My reflex answer to "what are your weaknesses" is: a) hiring people and b) "people skills".

Yet the people I have hired over the years have all gone on to do well for themselves. I cheat, of course, because I only hire smart people - it makes my life so much easier. I have had to let people go, and in both cases I believe I did so in a manner that let them keep their self-respect and dignity.

When I'm talking about something with someone, I'm fine, even if it's a "personal" matter like behaviour or even dress. I can do that so indirectly and tactfully they don't even notice - and sometimes I don't realise I've done it until later. As long as there's a thing we're both talking about, I'm fine.

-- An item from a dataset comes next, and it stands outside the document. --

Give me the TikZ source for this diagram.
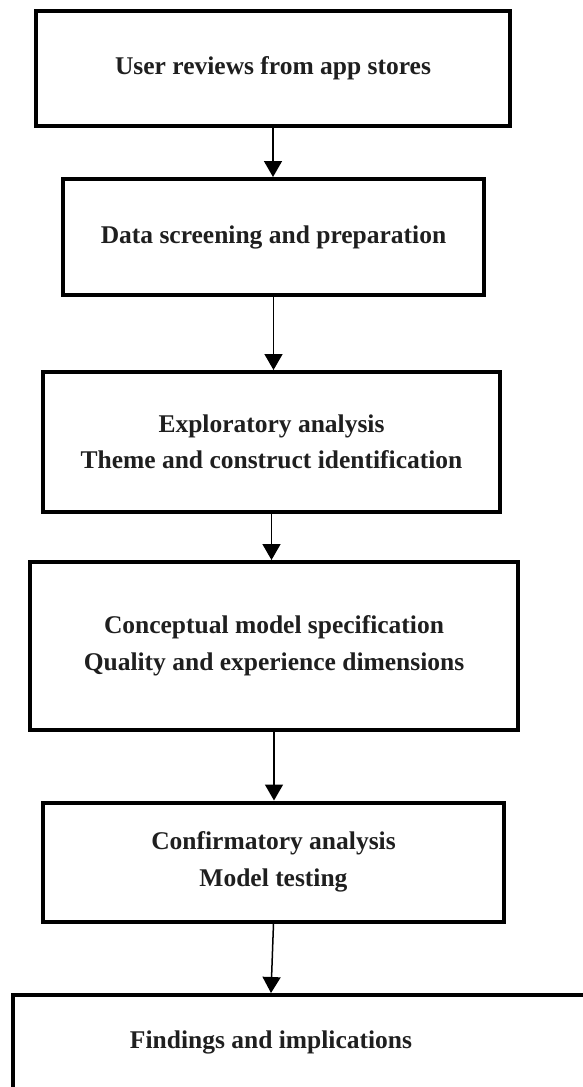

I'm not so good with dealing with people in authority, I tense up the same way I do if someone points a camera at me - and what are the odds of that for an ACoA? I am not good at being polite to people who are supposed to be helping me but clearly don't know enough to help me (most IT help desks and shop assistants): I tend to cut the conversation short. That's not unique to me.

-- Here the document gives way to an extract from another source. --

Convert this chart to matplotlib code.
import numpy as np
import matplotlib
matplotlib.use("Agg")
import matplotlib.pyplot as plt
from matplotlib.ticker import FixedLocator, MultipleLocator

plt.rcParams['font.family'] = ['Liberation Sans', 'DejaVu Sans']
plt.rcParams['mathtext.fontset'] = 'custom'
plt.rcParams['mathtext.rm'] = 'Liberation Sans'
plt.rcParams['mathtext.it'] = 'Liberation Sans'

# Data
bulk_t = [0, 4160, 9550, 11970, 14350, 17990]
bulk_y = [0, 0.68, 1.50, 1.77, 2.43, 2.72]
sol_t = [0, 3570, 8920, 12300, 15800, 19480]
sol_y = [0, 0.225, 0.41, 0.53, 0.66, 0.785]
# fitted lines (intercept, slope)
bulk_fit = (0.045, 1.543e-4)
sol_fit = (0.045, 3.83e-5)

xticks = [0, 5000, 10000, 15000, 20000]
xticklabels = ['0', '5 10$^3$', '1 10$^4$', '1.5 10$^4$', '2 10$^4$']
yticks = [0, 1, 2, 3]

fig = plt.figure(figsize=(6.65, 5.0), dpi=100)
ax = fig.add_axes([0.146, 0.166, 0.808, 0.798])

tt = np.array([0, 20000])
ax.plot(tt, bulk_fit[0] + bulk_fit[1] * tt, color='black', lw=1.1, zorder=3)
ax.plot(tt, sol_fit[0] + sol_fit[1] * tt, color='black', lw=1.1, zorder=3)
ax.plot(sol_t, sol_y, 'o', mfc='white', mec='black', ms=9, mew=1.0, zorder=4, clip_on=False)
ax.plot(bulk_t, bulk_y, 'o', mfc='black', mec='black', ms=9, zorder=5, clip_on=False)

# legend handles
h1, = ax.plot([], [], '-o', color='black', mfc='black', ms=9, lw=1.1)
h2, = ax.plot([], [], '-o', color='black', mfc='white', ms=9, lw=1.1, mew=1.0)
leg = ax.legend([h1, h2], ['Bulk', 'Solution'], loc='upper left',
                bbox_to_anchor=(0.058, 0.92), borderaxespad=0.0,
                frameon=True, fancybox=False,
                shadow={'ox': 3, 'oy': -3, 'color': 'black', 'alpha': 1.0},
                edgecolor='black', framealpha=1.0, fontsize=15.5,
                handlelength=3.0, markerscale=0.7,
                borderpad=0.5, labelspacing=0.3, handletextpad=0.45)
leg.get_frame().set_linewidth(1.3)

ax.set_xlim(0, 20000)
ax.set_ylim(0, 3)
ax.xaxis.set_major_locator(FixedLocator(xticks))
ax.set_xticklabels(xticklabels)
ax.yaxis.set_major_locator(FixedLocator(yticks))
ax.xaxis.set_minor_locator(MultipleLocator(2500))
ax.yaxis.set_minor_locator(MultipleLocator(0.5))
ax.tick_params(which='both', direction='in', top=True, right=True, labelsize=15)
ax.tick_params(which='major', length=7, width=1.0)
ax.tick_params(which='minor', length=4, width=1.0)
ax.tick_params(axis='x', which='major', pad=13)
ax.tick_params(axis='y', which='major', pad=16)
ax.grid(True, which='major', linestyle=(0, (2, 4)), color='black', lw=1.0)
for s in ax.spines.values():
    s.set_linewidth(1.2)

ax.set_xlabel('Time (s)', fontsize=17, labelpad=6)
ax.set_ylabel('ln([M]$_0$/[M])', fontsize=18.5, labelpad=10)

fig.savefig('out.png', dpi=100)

I think I'm bad at dealing with and communicating with people because I know they don't understand me, nor me them, unless we're just exchanging practical information. I read that sharing mutual interests with another human being is supposed to give you a warm glow of belonging: I'll assume you have felt that. I haven't, or if I have then it was so faint I missed it. The thing is, the Normals don't know this about my communications with them: they think they are communicating as if with another Normal. I really should stop worrying about this.

I'm really bad at dealing a bureaucracy that's designed to make my life more difficult for no actual reward - we're talking about a large retail bank here. Its IT and data security would not stop a halfway decent Russian hacker from stripping it of valuable data at the end of a six month stint, but sure as heck stops us doing our jobs. Which is a special case of what my real weakness.

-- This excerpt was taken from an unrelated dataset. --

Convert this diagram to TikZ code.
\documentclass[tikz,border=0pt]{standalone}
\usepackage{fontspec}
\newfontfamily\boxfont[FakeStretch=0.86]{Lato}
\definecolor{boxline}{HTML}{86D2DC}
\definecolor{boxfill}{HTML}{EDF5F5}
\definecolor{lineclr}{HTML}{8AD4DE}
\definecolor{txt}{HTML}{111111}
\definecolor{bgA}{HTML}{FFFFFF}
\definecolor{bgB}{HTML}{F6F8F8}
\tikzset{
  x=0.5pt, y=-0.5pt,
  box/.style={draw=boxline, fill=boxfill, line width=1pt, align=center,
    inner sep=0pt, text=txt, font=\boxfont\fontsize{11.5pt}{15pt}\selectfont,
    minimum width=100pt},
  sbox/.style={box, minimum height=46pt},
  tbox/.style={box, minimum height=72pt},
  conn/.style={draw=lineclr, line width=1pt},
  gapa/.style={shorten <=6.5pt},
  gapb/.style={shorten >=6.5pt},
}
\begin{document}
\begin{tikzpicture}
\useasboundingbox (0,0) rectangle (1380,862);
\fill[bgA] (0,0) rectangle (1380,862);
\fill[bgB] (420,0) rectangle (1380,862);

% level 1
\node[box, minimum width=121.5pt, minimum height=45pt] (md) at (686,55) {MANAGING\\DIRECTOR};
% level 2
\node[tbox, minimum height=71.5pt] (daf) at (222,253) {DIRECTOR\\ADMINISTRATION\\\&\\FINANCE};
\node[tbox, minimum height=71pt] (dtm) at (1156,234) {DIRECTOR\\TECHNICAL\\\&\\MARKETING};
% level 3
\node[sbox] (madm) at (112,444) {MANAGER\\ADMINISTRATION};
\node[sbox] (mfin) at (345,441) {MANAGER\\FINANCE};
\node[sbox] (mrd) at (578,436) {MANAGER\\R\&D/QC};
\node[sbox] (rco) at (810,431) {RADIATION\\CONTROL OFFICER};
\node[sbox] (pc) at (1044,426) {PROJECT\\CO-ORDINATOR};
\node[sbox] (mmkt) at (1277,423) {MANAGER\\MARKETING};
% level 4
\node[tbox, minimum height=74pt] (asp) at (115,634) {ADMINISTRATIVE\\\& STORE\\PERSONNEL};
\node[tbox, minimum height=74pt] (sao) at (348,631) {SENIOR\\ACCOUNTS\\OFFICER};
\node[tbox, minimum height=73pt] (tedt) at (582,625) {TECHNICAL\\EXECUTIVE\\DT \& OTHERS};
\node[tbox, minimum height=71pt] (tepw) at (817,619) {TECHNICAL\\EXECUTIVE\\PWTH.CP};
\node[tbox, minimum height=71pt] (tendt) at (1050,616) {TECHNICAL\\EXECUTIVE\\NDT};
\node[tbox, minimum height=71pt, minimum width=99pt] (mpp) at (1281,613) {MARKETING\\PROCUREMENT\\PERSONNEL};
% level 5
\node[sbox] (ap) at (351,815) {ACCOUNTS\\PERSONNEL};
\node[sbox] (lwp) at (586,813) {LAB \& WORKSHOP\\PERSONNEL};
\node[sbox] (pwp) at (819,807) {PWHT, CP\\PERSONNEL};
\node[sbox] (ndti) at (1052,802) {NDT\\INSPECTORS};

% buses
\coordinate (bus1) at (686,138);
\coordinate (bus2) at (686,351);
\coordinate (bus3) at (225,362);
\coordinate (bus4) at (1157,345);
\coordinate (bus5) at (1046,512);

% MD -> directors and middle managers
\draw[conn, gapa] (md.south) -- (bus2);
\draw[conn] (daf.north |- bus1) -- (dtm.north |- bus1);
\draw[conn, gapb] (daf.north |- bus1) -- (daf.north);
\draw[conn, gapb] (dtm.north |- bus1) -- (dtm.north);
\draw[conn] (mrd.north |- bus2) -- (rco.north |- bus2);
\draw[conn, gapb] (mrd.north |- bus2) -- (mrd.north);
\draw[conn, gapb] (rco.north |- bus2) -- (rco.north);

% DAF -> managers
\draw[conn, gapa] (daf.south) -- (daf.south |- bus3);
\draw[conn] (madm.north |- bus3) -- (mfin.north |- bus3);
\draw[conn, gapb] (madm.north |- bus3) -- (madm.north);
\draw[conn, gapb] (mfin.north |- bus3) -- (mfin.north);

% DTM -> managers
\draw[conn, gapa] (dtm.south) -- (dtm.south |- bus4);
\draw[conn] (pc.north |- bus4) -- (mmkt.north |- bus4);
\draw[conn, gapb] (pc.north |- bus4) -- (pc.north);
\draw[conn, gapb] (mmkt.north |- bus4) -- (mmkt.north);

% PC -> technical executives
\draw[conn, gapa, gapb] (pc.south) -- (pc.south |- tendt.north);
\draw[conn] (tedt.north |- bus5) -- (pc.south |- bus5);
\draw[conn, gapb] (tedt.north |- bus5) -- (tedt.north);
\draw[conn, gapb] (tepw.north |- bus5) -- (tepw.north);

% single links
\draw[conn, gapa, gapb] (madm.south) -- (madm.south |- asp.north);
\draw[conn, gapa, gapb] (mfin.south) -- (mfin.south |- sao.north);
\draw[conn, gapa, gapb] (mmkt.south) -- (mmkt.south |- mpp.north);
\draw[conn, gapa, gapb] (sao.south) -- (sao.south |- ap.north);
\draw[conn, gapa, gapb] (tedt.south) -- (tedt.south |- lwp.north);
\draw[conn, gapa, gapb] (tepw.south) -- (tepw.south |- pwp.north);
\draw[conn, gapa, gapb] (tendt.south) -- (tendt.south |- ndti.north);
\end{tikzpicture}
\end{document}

Which is dealing with people who are not actual rogues but are practicing denial, lying, misleading, obfuscating, playing games, or who are insecure in their job, or who aren't quite up to the job and have to hide it or try to bring the job down to something they can manage - to the detriment of my plans and intentions. You can be as mendaciously bureaucratic as you like if it doesn't affect me. Once you mess up my plans, you are no longer a person, but an obstacle, The Problem. You are not with me, so you must be against me, and are therefore The Enemy. You. Personally. No hiding behind job descriptions: a decent person wouldn't do a job like that, so you cannot be a decent person. In the movie Clean and Sober Morgan Freeman gets the line "You know the addict's least favourite word? It's NO". When you become an obstacle, you are saying NO and I can barely contain my anger. My father's first reply was always NO and a boy can get fed up and angry of hearing that after a while. It turns you to that Jesuit thing about being easier to ask forgiveness than permission.

This world is full of such people and I have no patience with them. That's my weakness.